The next day, Ananthakrishnan is taken to Satheesh by the policeman, who was Satheesh's right hand man. After a prolonged fight, Ananthakrishnan, despite warning from Sudeep, kills Satheesh by strangling him with his handcuff and throwing him down a bridge. Sudeep and his team stay helpless. Ananthakrishnan, though convinced that his revenge is finally done, surrenders to Sudeep.

==Cast==

- Indrajith Sukumaran as Rohit Menon (fake)/ Anantha Krishnan
- Biju Menon as Commissioner Sudeep Hariharan IPS
- Rayan Raj as Satheesh Ramakrishnan
- Sandhya as Anu Ramachandran
- Dhanya Mary Varghese as Rakhi
- Sajith Raj as Anand
- Govind Padmasoorya as Joe Joseph
- Jagathy Sreekumar as Philip Pothen, College Principal
- Saikumar as Minister Ramakrishnan, Satheesh's father
- Suraj Venjaramoodu as Shine Raj (Munthirippadam)
- Priya Nair as Amala
- Abu Salim as CI Augustine
- Appa Haja as SI Vijayakumar
- Dinesh Panicker as Ramachandran, Anu's father
- Geetha Vijayan as Malathi, Satheesh's mother
- Lishoy as Joseph, Joe's father
- Mohan Jose as Manavalan Mathai
- Chembil Ashokan as MLA Keshavan Kutty
- Vijay Menon as Dr.
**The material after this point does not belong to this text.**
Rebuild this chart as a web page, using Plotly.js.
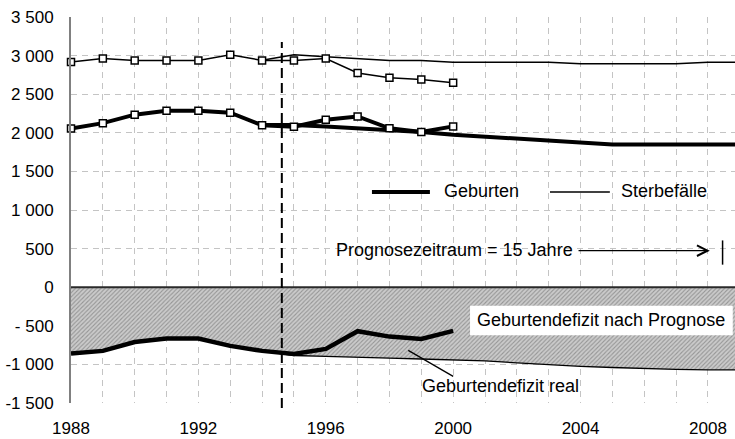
<!DOCTYPE html>
<html>
<head>
<meta charset="utf-8">
<script src="https://cdn.plot.ly/plotly-3.0.1.min.js"></script>
<style>
  html, body { margin: 0; padding: 0; background: #fff; }
  #chart { width: 735px; height: 439px; }
</style>
</head>
<body>
<div id="chart"></div>
<script>
// ---- data ----
const jahreReal = [1988, 1989, 1990, 1991, 1992, 1993, 1994, 1995, 1996, 1997, 1998, 1999, 2000];
const geburtenReal = [2055, 2125, 2235, 2285, 2285, 2260, 2098, 2078, 2170, 2212, 2058, 2010, 2083];
const sterbefaelleReal = [2917, 2962, 2938, 2938, 2938, 3010, 2938, 2938, 2962, 2775, 2712, 2690, 2648];
const defizitReal = [-860, -825, -710, -665, -665, -760, -825, -865, -800, -570, -640, -670, -565];

const jahrePrognose = [1994, 1995, 1996, 1997, 1998, 1999, 2000, 2001, 2002, 2003, 2004, 2005, 2006, 2007, 2008, 2009];
const geburtenPrognose = [2100, 2100, 2080, 2060, 2040, 2010, 1975, 1950, 1920, 1900, 1875, 1850, 1850, 1850, 1850, 1850];
const sterbefaellePrognose = [2940, 3010, 2985, 2960, 2935, 2935, 2915, 2915, 2915, 2915, 2895, 2895, 2895, 2895, 2915, 2915];

const jahreDefizit = [1988, 1989, 1990, 1991, 1992, 1993, 1994, 1995, 1996, 1997, 1998, 1999, 2000, 2001, 2002, 2003, 2004, 2005, 2006, 2007, 2008, 2009];
const defizitPrognose = [-860, -825, -710, -665, -665, -760, -825, -885, -895, -910, -920, -930, -940, -955, -980, -1005, -1025, -1040, -1055, -1065, -1070, -1070];

const xTickVals = [1988, 1989, 1990, 1991, 1992, 1993, 1994, 1995, 1996, 1997, 1998, 1999, 2000, 2001, 2002, 2003, 2004, 2005, 2006, 2007, 2008];
const xTickLabels = ['1988', '', '', '', '1992', '', '', '', '1996', '', '', '', '2000', '', '', '', '2004', '', '', '', '2008'];
const yTickVals = [-1500, -1000, -500, 0, 500, 1000, 1500, 2000, 2500, 3000, 3500];
const yTickLabels = ['-1 500', '-1 000', '- 500', '0', '500', '1 000', '1 500', '2 000', '2 500', '3 000', '3 500'];

const prognoseBeginn = 1994.62;

// ---- styles ----
const FONT = 'Liberation Sans, Arial, sans-serif';
const FS = 18;
const TFS = 17;

const traces = [
  {
    x: jahreDefizit, y: defizitPrognose, type: 'scatter', mode: 'lines',
    fill: 'tozeroy',
    fillcolor: '#c4c4c4',
    fillpattern: { shape: '/', bgcolor: '#cbcbcb', fgcolor: '#959595', size: 3, solidity: 0.35 },
    line: { color: '#000', width: 1.3 },
    hoverinfo: 'skip', showlegend: false
  },
  {
    x: jahreReal, y: defizitReal, type: 'scatter', mode: 'lines',
    line: { color: '#000', width: 4.5 }, showlegend: false
  },
  {
    x: jahrePrognose, y: sterbefaellePrognose, type: 'scatter', mode: 'lines',
    line: { color: '#000', width: 1.5 }, showlegend: false
  },
  {
    x: jahrePrognose, y: geburtenPrognose, type: 'scatter', mode: 'lines',
    line: { color: '#000', width: 4 }, showlegend: false
  },
  {
    x: jahreReal, y: sterbefaelleReal, type: 'scatter', mode: 'lines+markers',
    line: { color: '#000', width: 1.5 },
    marker: { symbol: 'square', size: 7, color: '#fff', line: { color: '#000', width: 1.5 } },
    cliponaxis: false, showlegend: false
  },
  {
    x: jahreReal, y: geburtenReal, type: 'scatter', mode: 'lines+markers',
    line: { color: '#000', width: 4 },
    marker: { symbol: 'square', size: 7, color: '#fff', line: { color: '#000', width: 1.5 } },
    cliponaxis: false, showlegend: false
  }
];

const layout = {
  width: 735, height: 439,
  margin: { l: 71, r: 0, t: 17, b: 36, pad: 0 },
  paper_bgcolor: '#fff', plot_bgcolor: '#fff',
  font: { family: FONT, size: FS, color: '#000' },
  showlegend: false,
  xaxis: {
    range: [1988, 2008.85],
    tickmode: 'array', tickvals: xTickVals, ticktext: xTickLabels,
    showgrid: true, gridcolor: '#c4c4c4', griddash: '6px,5px', gridwidth: 1,
    zeroline: false, showline: false, ticks: '',
    ticklabelstandoff: 13,
    tickfont: { family: FONT, size: TFS, color: '#000' },
    fixedrange: true
  },
  yaxis: {
    range: [-1500, 3500],
    tickmode: 'array', tickvals: yTickVals, ticktext: yTickLabels,
    showgrid: true, gridcolor: '#c4c4c4', griddash: '6px,5px', gridwidth: 1,
    zeroline: false,
    showline: true, linecolor: '#808080', linewidth: 2,
    ticks: '', ticklabelstandoff: 12,
    tickfont: { family: FONT, size: TFS, color: '#000' },
    fixedrange: true
  },
  shapes: [
    // zero line
    { type: 'line', xref: 'paper', yref: 'y', x0: 0, x1: 1, y0: 0, y1: 0,
      line: { color: '#2a2a2a', width: 2 }, layer: 'above' },
    // beginning of forecast
    { type: 'line', xref: 'x', yref: 'paper', x0: prognoseBeginn, x1: prognoseBeginn, y0: -0.013, y1: 0.935,
      line: { color: '#000', width: 2, dash: '10px,5px' }, layer: 'above' },
    // legend samples
    { type: 'line', xref: 'x', yref: 'y', x0: 1997.45, x1: 1999.27, y0: 1233, y1: 1233,
      line: { color: '#000', width: 4 } },
    { type: 'line', xref: 'x', yref: 'y', x0: 2003.04, x1: 2004.92, y0: 1233, y1: 1233,
      line: { color: '#000', width: 1.5 } },
    // end marker of forecast period
    { type: 'line', xref: 'x', yref: 'y', x0: 2008.46, x1: 2008.46, y0: 292, y1: 606,
      line: { color: '#000', width: 1.5 } },
    // white label box
    { type: 'rect', xref: 'x', yref: 'y', x0: 2000.53, x1: 2008.78, y0: -624, y1: -239,
      fillcolor: '#fff', line: { width: 0 }, layer: 'above' },
    // leader line for real deficit
    { type: 'line', xref: 'x', yref: 'y', x0: 1998.59, x1: 2000.0, y0: -819, y1: -1155,
      line: { color: '#000', width: 1.3 }, layer: 'above' }
  ],
  annotations: [
    { xref: 'x', yref: 'y', x: 1999.66, y: 1250, text: 'Geburten', showarrow: false,
      xanchor: 'left', yanchor: 'middle', font: { family: FONT, size: FS, color: '#000' } },
    { xref: 'x', yref: 'y', x: 2005.22, y: 1250, text: 'Sterbefälle', showarrow: false,
      xanchor: 'left', yanchor: 'middle', font: { family: FONT, size: FS, color: '#000' } },
    { xref: 'x', yref: 'y', x: 1996.27, y: 480, text: 'Prognosezeitraum = 15 Jahre', showarrow: false,
      xanchor: 'left', yanchor: 'middle', font: { family: FONT, size: FS, color: '#000' } },
    { xref: 'x', yref: 'y', x: 2008.06, y: 473, ax: 2003.89, ay: 473, axref: 'x', ayref: 'y',
      text: '', showarrow: true, arrowhead: 5, arrowsize: 1.6, arrowwidth: 1.3, arrowcolor: '#000' },
    { xref: 'x', yref: 'y', x: 2004.64, y: -425, text: 'Geburtendefizit nach Prognose', showarrow: false,
      xanchor: 'center', yanchor: 'middle', font: { family: FONT, size: FS, color: '#000' } },
    { xref: 'x', yref: 'y', x: 1998.96, y: -1280, text: 'Geburtendefizit real', showarrow: false,
      xanchor: 'left', yanchor: 'middle', font: { family: FONT, size: FS, color: '#000' } }
  ]
};

Plotly.newPlot('chart', traces, layout, { staticPlot: true, displayModeBar: false });
</script>
</body>
</html>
Ravindranath KN
- Sasi Kalinga as SI Mortuary Mohanan
- Venu Nagavally as Rohit Menon's father
- Krishna as the real Rohit Menon (photo presence)
- Bhama as Athira (Cameo Appearance)

==Production==
The film was shot during June 2010.

== Soundtrack ==
Music by Ronnie Raphael.

| Song | Singer(s) | Duration (m:ss) |
|---|---|---|
| "Jaganu Jaganu Thaka" | Shankar Mahadevan | 5:23 |
| "Vennilavin Chirakileri" (male) | Srinivas | 4:34 |
| "Thumbipenne" | Jassie Gift, Afsal, Rimi Tony, Kripa | 3:59 |
| "Vennilavin Chirakileri" (female) | Shweta Mohan | 4:34 |
| Theme Music | Ronnie Raphael | 2:16 |

==Reception==
A critic from Sify wrote that "College Days could be a classic case of not using the resources well. One gets the feeling that if it was approached with more passion and discipline, it could have been a nicer movie".